→ **Dataset section**
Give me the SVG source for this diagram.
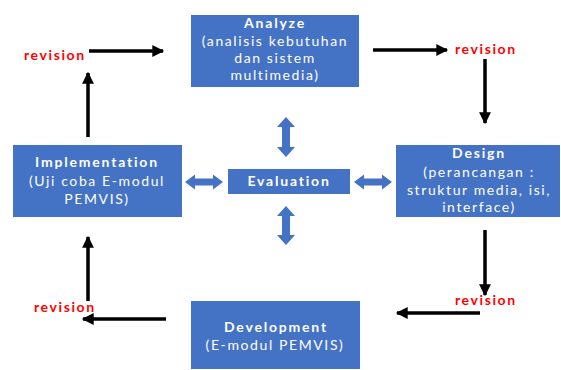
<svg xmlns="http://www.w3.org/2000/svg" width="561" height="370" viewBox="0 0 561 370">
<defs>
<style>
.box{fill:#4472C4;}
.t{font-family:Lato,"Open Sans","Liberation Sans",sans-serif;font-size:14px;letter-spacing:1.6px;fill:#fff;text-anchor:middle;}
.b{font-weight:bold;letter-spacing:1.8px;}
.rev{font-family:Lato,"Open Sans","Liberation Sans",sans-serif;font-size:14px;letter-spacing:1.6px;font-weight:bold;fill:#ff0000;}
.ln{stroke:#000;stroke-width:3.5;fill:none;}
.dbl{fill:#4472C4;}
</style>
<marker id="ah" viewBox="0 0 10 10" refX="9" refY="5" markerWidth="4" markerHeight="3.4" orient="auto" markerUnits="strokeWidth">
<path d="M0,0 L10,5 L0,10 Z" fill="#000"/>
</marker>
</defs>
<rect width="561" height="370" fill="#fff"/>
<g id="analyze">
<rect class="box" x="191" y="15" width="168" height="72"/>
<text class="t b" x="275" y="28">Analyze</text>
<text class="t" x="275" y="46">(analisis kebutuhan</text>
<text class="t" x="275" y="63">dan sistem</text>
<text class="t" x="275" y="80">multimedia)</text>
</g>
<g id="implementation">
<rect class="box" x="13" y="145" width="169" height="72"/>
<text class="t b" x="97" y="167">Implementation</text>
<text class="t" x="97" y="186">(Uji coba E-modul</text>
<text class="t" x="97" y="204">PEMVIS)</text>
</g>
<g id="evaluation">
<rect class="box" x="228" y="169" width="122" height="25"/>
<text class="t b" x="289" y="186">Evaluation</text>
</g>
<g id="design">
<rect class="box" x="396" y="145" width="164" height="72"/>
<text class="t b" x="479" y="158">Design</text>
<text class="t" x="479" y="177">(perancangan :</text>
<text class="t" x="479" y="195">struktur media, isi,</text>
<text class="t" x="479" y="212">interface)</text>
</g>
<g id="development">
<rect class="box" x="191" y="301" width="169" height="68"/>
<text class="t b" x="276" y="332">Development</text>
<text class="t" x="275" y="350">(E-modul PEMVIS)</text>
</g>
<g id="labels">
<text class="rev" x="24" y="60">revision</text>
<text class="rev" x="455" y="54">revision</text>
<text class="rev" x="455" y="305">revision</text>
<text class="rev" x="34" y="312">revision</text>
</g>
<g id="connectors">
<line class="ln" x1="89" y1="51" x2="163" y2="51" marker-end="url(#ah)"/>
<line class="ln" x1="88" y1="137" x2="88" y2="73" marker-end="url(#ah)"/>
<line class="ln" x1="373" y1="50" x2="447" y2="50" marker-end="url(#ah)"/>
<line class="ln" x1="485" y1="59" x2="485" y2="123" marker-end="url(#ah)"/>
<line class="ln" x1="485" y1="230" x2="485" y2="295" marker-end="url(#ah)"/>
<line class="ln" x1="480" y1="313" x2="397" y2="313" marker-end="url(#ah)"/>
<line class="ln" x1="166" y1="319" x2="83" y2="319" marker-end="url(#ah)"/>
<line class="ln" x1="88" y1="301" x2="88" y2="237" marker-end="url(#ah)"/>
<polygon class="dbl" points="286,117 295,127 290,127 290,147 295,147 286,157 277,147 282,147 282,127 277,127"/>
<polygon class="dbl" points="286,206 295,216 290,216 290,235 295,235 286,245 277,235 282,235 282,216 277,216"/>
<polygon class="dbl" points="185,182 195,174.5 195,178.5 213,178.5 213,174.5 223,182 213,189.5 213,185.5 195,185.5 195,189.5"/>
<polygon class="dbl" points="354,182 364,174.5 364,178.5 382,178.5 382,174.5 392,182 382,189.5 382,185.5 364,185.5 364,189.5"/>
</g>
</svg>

→ **Task requirements**
Transcribe all of the material exactly, leaving out whatever pictures it contains.

→ **Output below**
Give me the SVG source for this diagram.
<svg xmlns="http://www.w3.org/2000/svg" width="561" height="370" viewBox="0 0 561 370">
<defs>
<style>
.box{fill:#4472C4;}
.t{font-family:Lato,"Open Sans","Liberation Sans",sans-serif;font-size:14px;letter-spacing:1.6px;fill:#fff;text-anchor:middle;}
.b{font-weight:bold;letter-spacing:1.8px;}
.rev{font-family:Lato,"Open Sans","Liberation Sans",sans-serif;font-size:14px;letter-spacing:1.6px;font-weight:bold;fill:#ff0000;}
.ln{stroke:#000;stroke-width:3.5;fill:none;}
.dbl{fill:#4472C4;}
</style>
<marker id="ah" viewBox="0 0 10 10" refX="9" refY="5" markerWidth="4" markerHeight="3.4" orient="auto" markerUnits="strokeWidth">
<path d="M0,0 L10,5 L0,10 Z" fill="#000"/>
</marker>
</defs>
<rect width="561" height="370" fill="#fff"/>
<g id="analyze">
<rect class="box" x="191" y="15" width="168" height="72"/>
<text class="t b" x="275" y="28">Analyze</text>
<text class="t" x="275" y="46">(analisis kebutuhan</text>
<text class="t" x="275" y="63">dan sistem</text>
<text class="t" x="275" y="80">multimedia)</text>
</g>
<g id="implementation">
<rect class="box" x="13" y="145" width="169" height="72"/>
<text class="t b" x="97" y="167">Implementation</text>
<text class="t" x="97" y="186">(Uji coba E-modul</text>
<text class="t" x="97" y="204">PEMVIS)</text>
</g>
<g id="evaluation">
<rect class="box" x="228" y="169" width="122" height="25"/>
<text class="t b" x="289" y="186">Evaluation</text>
</g>
<g id="design">
<rect class="box" x="396" y="145" width="164" height="72"/>
<text class="t b" x="479" y="158">Design</text>
<text class="t" x="479" y="177">(perancangan :</text>
<text class="t" x="479" y="195">struktur media, isi,</text>
<text class="t" x="479" y="212">interface)</text>
</g>
<g id="development">
<rect class="box" x="191" y="301" width="169" height="68"/>
<text class="t b" x="276" y="332">Development</text>
<text class="t" x="275" y="350">(E-modul PEMVIS)</text>
</g>
<g id="labels">
<text class="rev" x="24" y="60">revision</text>
<text class="rev" x="455" y="54">revision</text>
<text class="rev" x="455" y="305">revision</text>
<text class="rev" x="34" y="312">revision</text>
</g>
<g id="connectors">
<line class="ln" x1="89" y1="51" x2="163" y2="51" marker-end="url(#ah)"/>
<line class="ln" x1="88" y1="137" x2="88" y2="73" marker-end="url(#ah)"/>
<line class="ln" x1="373" y1="50" x2="447" y2="50" marker-end="url(#ah)"/>
<line class="ln" x1="485" y1="59" x2="485" y2="123" marker-end="url(#ah)"/>
<line class="ln" x1="485" y1="230" x2="485" y2="295" marker-end="url(#ah)"/>
<line class="ln" x1="480" y1="313" x2="397" y2="313" marker-end="url(#ah)"/>
<line class="ln" x1="166" y1="319" x2="83" y2="319" marker-end="url(#ah)"/>
<line class="ln" x1="88" y1="301" x2="88" y2="237" marker-end="url(#ah)"/>
<polygon class="dbl" points="286,117 295,127 290,127 290,147 295,147 286,157 277,147 282,147 282,127 277,127"/>
<polygon class="dbl" points="286,206 295,216 290,216 290,235 295,235 286,245 277,235 282,235 282,216 277,216"/>
<polygon class="dbl" points="185,182 195,174.5 195,178.5 213,178.5 213,174.5 223,182 213,189.5 213,185.5 195,185.5 195,189.5"/>
<polygon class="dbl" points="354,182 364,174.5 364,178.5 382,178.5 382,174.5 392,182 382,189.5 382,185.5 364,185.5 364,189.5"/>
</g>
</svg>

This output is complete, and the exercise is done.